[Start RAW DATA]
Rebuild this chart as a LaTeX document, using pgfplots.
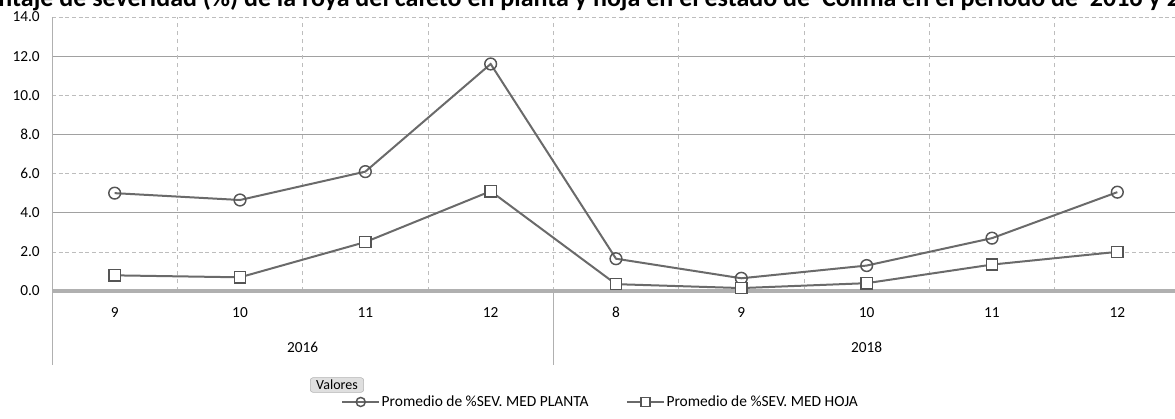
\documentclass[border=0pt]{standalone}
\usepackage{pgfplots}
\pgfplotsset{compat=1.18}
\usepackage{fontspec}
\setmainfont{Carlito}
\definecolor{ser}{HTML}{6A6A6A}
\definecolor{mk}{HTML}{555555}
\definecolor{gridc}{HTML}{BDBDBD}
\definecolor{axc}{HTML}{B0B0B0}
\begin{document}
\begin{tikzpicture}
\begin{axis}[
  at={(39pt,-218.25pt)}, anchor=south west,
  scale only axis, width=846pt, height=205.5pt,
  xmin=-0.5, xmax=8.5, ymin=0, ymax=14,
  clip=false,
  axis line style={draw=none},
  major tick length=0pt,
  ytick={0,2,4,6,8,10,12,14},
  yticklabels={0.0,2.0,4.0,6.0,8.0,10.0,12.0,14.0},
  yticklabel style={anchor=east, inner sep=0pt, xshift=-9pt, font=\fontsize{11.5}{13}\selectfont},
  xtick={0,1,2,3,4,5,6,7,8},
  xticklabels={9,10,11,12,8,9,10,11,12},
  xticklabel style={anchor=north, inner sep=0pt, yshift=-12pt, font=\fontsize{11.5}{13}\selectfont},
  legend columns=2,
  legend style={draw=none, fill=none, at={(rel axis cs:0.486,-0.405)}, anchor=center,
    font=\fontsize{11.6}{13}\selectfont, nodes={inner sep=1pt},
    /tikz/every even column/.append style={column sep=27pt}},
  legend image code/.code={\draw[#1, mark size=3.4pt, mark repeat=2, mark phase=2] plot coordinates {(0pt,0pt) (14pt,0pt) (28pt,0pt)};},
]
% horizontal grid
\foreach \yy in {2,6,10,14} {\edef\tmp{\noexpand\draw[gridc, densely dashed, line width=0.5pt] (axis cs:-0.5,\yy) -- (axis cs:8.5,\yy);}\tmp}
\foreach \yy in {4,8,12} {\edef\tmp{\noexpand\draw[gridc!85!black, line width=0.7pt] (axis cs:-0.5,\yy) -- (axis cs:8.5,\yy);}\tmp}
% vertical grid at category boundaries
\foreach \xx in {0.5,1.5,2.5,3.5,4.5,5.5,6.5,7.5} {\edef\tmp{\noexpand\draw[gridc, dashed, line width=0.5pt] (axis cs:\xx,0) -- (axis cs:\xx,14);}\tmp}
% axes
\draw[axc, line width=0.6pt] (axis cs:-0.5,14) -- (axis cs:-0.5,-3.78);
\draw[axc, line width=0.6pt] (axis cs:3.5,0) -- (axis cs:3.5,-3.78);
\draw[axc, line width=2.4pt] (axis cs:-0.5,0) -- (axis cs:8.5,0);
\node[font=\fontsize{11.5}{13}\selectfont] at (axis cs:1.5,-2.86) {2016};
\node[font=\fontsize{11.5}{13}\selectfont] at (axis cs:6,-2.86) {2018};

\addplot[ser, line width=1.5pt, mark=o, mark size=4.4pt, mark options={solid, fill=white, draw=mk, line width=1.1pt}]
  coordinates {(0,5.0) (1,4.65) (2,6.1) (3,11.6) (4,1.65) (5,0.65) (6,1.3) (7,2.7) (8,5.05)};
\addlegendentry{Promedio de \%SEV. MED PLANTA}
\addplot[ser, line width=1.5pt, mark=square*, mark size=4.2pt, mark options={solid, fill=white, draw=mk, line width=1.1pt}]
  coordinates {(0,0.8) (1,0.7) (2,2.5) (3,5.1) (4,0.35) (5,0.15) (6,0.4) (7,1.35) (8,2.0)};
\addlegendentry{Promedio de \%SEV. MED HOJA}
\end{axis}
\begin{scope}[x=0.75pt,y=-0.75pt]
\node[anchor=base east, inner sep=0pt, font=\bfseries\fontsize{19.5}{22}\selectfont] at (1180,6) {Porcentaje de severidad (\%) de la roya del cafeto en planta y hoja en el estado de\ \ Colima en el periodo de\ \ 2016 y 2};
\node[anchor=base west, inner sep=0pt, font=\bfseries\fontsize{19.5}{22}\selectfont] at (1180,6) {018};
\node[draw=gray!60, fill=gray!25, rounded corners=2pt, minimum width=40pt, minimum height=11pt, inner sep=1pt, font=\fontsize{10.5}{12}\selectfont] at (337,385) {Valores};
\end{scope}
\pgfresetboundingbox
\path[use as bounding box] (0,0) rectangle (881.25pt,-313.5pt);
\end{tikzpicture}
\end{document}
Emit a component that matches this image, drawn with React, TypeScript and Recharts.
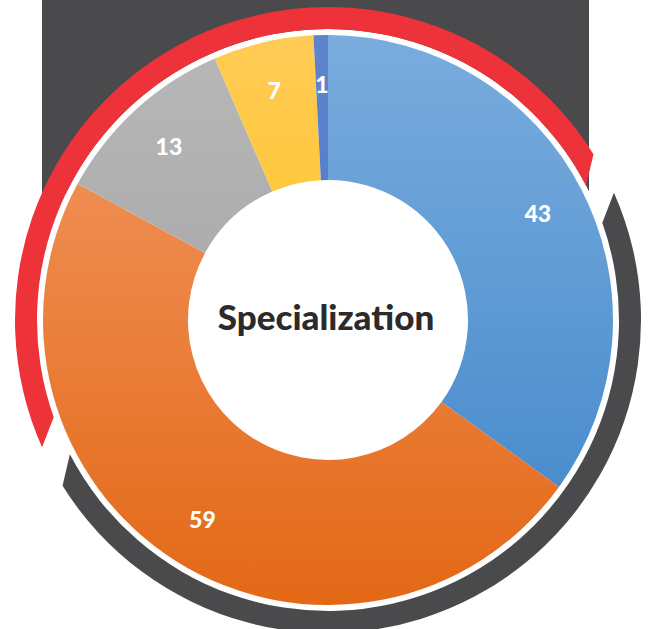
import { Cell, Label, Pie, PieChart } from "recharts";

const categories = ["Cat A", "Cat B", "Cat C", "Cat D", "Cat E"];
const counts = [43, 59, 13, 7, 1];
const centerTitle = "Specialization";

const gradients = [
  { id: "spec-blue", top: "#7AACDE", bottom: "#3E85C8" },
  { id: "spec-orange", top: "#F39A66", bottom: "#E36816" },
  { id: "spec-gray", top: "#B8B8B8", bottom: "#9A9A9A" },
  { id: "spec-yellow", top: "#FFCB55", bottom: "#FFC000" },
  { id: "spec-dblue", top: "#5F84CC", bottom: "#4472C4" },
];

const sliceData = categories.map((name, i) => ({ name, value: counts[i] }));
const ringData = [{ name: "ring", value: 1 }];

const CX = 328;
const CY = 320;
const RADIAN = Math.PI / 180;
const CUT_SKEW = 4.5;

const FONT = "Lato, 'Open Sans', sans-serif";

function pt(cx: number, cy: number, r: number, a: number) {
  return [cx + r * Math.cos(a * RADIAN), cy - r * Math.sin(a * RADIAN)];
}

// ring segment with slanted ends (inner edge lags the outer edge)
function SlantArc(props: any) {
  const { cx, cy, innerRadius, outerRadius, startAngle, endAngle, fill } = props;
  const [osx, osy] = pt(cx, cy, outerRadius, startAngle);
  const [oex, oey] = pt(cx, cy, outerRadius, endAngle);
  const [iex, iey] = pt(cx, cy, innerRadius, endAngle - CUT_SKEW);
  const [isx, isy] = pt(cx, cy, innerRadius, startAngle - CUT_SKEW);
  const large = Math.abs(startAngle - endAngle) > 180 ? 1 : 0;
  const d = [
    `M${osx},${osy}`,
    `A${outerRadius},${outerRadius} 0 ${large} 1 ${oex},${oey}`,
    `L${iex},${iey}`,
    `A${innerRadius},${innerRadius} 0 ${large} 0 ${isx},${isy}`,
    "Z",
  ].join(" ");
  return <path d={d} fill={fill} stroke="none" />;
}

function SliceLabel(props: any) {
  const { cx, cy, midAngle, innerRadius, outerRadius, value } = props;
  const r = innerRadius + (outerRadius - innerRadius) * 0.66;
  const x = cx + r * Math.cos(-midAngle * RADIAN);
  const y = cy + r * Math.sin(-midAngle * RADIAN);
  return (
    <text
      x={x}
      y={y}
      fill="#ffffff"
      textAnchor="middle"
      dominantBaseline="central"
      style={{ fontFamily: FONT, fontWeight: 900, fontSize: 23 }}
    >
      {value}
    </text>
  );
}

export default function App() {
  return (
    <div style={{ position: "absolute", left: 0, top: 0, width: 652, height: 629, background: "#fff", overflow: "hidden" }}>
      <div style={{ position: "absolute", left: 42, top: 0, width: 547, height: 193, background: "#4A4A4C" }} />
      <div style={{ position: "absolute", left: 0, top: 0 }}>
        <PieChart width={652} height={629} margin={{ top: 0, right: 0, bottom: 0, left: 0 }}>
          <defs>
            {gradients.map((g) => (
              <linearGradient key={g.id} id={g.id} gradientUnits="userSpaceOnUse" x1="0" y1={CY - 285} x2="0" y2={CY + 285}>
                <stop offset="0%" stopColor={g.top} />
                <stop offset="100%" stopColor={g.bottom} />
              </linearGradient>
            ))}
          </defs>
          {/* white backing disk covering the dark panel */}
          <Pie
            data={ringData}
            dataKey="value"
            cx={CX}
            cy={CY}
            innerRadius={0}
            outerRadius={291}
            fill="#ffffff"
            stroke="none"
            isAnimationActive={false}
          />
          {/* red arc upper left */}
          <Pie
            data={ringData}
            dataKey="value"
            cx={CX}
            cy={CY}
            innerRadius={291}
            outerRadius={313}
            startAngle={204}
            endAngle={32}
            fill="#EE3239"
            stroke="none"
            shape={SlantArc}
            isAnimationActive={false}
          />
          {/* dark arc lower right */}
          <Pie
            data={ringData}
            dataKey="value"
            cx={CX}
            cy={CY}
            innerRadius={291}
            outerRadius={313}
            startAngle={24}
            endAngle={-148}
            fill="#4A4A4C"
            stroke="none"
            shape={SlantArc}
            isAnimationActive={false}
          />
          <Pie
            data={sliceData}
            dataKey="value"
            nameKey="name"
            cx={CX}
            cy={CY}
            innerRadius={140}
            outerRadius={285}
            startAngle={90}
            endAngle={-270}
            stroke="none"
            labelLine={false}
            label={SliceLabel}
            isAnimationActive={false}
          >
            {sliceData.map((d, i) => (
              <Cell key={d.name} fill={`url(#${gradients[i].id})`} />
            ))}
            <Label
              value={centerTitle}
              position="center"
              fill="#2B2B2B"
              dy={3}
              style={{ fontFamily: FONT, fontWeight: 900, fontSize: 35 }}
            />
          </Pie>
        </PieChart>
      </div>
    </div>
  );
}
[End RAW DATA]
Tell how many lines of the material above hold "this", answering with a bare number.

COMPLETE ANSWER: 2